New types of customer

Other types of customer are also fuelling demand and reducing supply. Two examples are data centres and creative industries. Netflix, an important new SEGRO customer, has taken 250,000 sq ft in Enfield, north London, for a content production campus.

This is speculatively developed space that would otherwise have been taken by more traditional warehouse users.

With demand so strong and supply of warehousing overall constrained by limited availability of land, a slow planning process and restrictive planning policy, and now shortages of materials and labour (which is also pushing up construction costs), the result can only be continued rental growth.

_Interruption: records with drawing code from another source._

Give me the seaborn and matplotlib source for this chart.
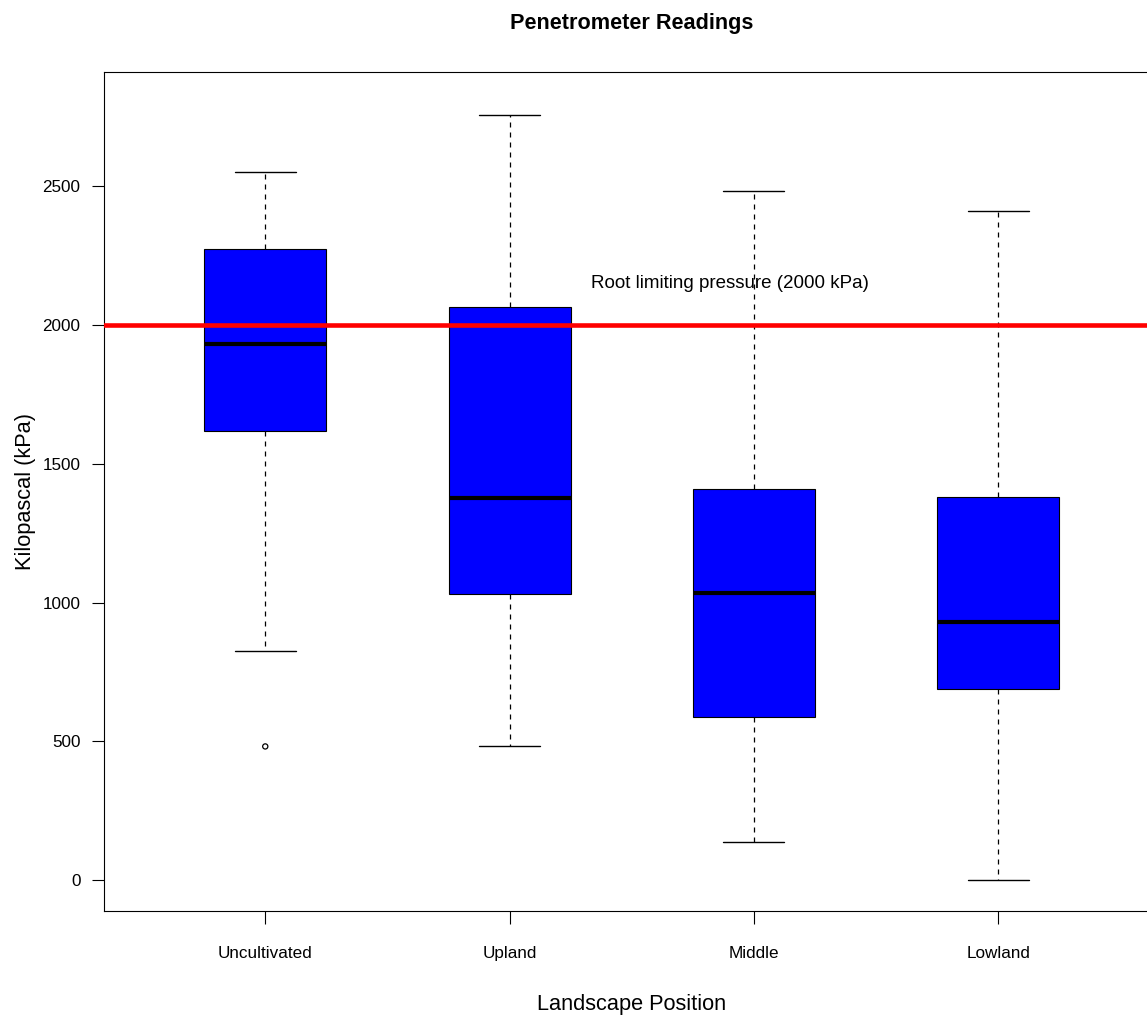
import numpy as np
import pandas as pd
import matplotlib
matplotlib.use("Agg")
import matplotlib.pyplot as plt
import seaborn as sns

# Landscape positions along the transect
positions = ["Uncultivated", "Upland", "Middle", "Lowland"]

# Five-number summaries (min, Q1, median, Q3, max) of penetrometer readings, kPa
uncultivated = [827, 1619, 1932, 2273, 2550]
upland = [484, 1033, 1378, 2066, 2757]
middle = [138, 587, 1034, 1410, 2482]
lowland = [0, 689, 931, 1380, 2410]

# Readings beyond the whiskers
outlier_position = ["Uncultivated"]
outlier_kpa = [482]

# Root limiting pressure threshold
root_limit = 2000
y_ticks = [0, 500, 1000, 1500, 2000, 2500]

readings = pd.DataFrame({
    "Landscape Position": np.repeat(positions, 5),
    "Kilopascal": uncultivated + upland + middle + lowland,
})

sns.set_style("ticks")
plt.rcParams["font.family"] = ["Liberation Sans", "DejaVu Sans"]
plt.rcParams["text.color"] = "black"
plt.rcParams["axes.labelcolor"] = "black"

fig = plt.figure(figsize=(11.47, 10.15), dpi=100)
W, H = 1147, 1015
ax = fig.add_axes([104 / W, (H - 911.3) / H, (1159.5 - 104) / W, (911.3 - 72) / H])

sns.boxplot(
    data=readings, x="Landscape Position", y="Kilopascal", order=positions,
    width=0.5, color="#0000FF", saturation=1, linecolor="black", linewidth=0.8,
    whis=1.5, fliersize=0, ax=ax,
    medianprops={"color": "black", "linewidth": 3.0, "solid_capstyle": "butt"},
    whiskerprops={"color": "black", "linewidth": 0.9, "linestyle": (0, (4, 4))},
    capprops={"color": "black", "linewidth": 1.0},
    capwidths=0.25,
)

# Outlying readings drawn as open circles
ax.scatter([positions.index(p) for p in outlier_position], outlier_kpa,
           s=14, facecolors="none", edgecolors="black", linewidths=0.9, zorder=4)

# Threshold line and its label
ax.axhline(root_limit, color="#FF0000", linewidth=3.3, zorder=5)
ax.text(1.9, 2150, "Root limiting pressure (2000 kPa)", fontsize=13.5,
        ha="center", va="center", color="black")

ax.set_xlim(-0.66, 3.66)
ax.set_ylim(-112, 2912)
ax.set_yticks(y_ticks)
ax.set_yticklabels([str(t) for t in y_ticks])

for side in ["left", "bottom", "top", "right"]:
    ax.spines[side].set_visible(True)
    ax.spines[side].set_color("black")
    ax.spines[side].set_linewidth(0.8)

ax.tick_params(axis="both", direction="out", length=9, width=0.8, colors="black",
               labelsize=12.3)
ax.tick_params(axis="x", pad=16)
ax.tick_params(axis="y", pad=8)

ax.set_title("Penetrometer Readings", fontsize=15.6, fontweight="bold", pad=31,
             color="black")
ax.set_xlabel("Landscape Position", fontsize=15.7, labelpad=23.5)
ax.set_ylabel("Kilopascal (kPa)", fontsize=15.7, labelpad=4.5)

fig.savefig("out.png", dpi=100)
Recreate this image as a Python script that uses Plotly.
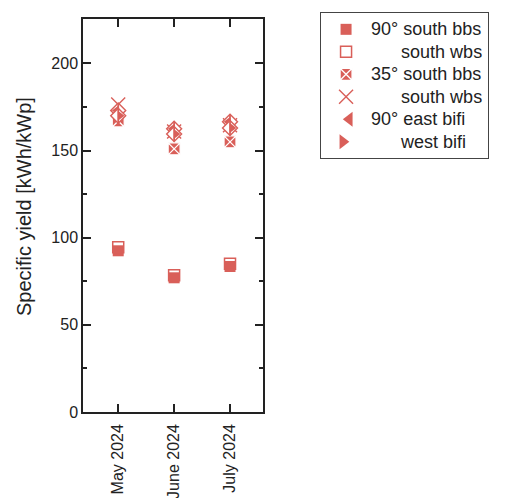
import plotly.graph_objects as go

months = ["May 2024", "June 2024", "July 2024"]
x_pos = [0, 1, 2]

s90_bbs = [92.5, 77.0, 83.5]     # 90° south bbs
s90_wbs = [94.5, 78.5, 85.0]     # 90° south wbs
s35_bbs = [167.0, 151.0, 155.0]  # 35° south bbs
s35_wbs = [176.5, 161.0, 164.5]  # 35° south wbs
east_bifi = [173.0, 162.5, 166.5]  # 90° east bifi
west_bifi = [170.0, 159.5, 163.0]  # 90° west bifi

C = "#d95f59"
FONT = "Liberation Sans, Arial, Helvetica, sans-serif"
PAD = "\u2007\u2007\u00a0\u00a0"


def nm(t):
    return '<span style="font-size:18px">' + t + '</span>'


fig = go.Figure()
fig.add_trace(go.Scatter(x=x_pos, y=s90_bbs, mode="markers", name=nm("90° south bbs"),
                         marker=dict(symbol="square", size=11, color=C, line=dict(width=0))))
fig.add_trace(go.Scatter(x=x_pos, y=s90_wbs, mode="markers", name=nm(PAD + "south wbs"),
                         marker=dict(symbol="square-open", size=11, color=C, line=dict(width=1.5, color=C))))
fig.add_trace(go.Scatter(x=x_pos, y=s35_bbs, mode="markers", name=nm("35° south bbs"),
                         marker=dict(symbol="square-x", size=12, color=C, line=dict(width=1.3, color="white"))))
fig.add_trace(go.Scatter(x=x_pos, y=s35_wbs, mode="markers", name=nm(PAD + "south wbs"),
                         marker=dict(symbol="x-thin-open", size=14, color=C, line=dict(width=1.4, color=C))))

# half-filled diamonds: open diamond outline + a filled half wedge
for vals, label, ang in [(east_bifi, "90° east bifi", 90), (west_bifi, PAD + "west bifi", -90)]:
    fig.add_trace(go.Scatter(x=x_pos, y=vals, mode="markers", showlegend=False,
                             marker=dict(symbol="diamond", size=11.5, color="white",
                                         line=dict(width=1.4, color=C))))
    fig.add_trace(go.Scatter(x=x_pos, y=vals, mode="markers", showlegend=False, hoverinfo="skip",
                             marker=dict(symbol="triangle-down", size=8.4, angle=ang, standoff=2.1,
                                         color=C, line=dict(width=0))))
    fig.add_trace(go.Scatter(x=x_pos, y=vals, mode="markers", showlegend=False, hoverinfo="skip",
                             marker=dict(symbol="line-ns", size=10.5, color=C,
                                         line=dict(width=1.8, color=C))))
    # legend entry
    fig.add_trace(go.Scatter(x=[None], y=[None], mode="markers", name=nm(label),
                             marker=dict(symbol="triangle-down", size=13, angle=ang, standoff=3.25,
                                         color=C, line=dict(width=0))))

axis_common = dict(showline=True, linecolor="#222", linewidth=1.5, mirror="ticks",
                   ticks="inside", tickcolor="#222", tickwidth=1.5, ticklen=8,
                   showgrid=False, zeroline=False, automargin=False,
                   tickfont=dict(family=FONT, size=16, color="#222"))

fig.update_layout(
    width=505, height=498,
    margin=dict(l=83, r=242, t=15, b=86),
    paper_bgcolor="white", plot_bgcolor="white",
    font=dict(family=FONT, color="#222"),
    xaxis=dict(range=[-0.63, 2.59], tickvals=x_pos, ticktext=months, tickangle=-90,
               ticklabelstandoff=4, **axis_common),
    yaxis=dict(range=[0, 225.5], dtick=50,
               minor=dict(ticks="inside", dtick=25, ticklen=4, tickwidth=1.5, tickcolor="#222"),
               **axis_common),
    annotations=[dict(text="Specific yield [kWh/kWp]", textangle=-90, showarrow=False,
                      xref="paper", yref="paper", x=-0.328, y=0.524,
                      xanchor="center", yanchor="middle",
                      font=dict(family=FONT, size=20, color="#222"))],
    legend=dict(x=1.317, y=1.0176, xanchor="left", yanchor="top",
                bordercolor="#444", borderwidth=1, bgcolor="white",
                font=dict(family=FONT, size=15, color="#222"), itemwidth=40,
                tracegroupgap=0),
    showlegend=True,
)
fig.write_html("out.html")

This is good news for investors, as rising rents continue to underpin low yields. And while that growth is in place, inflation becomes less a threat and more an opportunity. Even an increase in interest rates to dampen inflation – the consensus among most economists is that there will be only modest rises anyway – is likely to be outweighed by the sheer level of capital looking for a home.

A lack of affordable warehouse space for occupiers then becomes the risk. However, Property Market Analysis (PMA) suggests that property continues to be a very small part of overall logistics cost; rent typically accounts for less than 5%, with transport at 50%, carrying of inventory at 22% and labour at 10% (and rising).

Also, occupiers are willing to pay a premium for the best locations because they are crucial to their business. A company promising delivery within the hour in London simply cannot lease a warehouse half way up the M1 because it would torpedo its whole customer proposition.

But a word of caution to those looking at the subsector. Not all industrial property is equal. A tertiary, multi-let estate on the edge of a small market town cannot accurately be described or regarded as ‘urban logistics’. Its performance will not be driven by the themes I’ve described.

Last-mile delivery locations need a large concentration of customers in their immediate radius and road congestion to inhibit easy access to them. That’s what justifies their high rents and valuations.

Overall, the outlook for warehouses remains extremely strong. The historic image of industrial property as real estate’s ‘Cinderella’ sector is certainly over, she really can stay at the ball!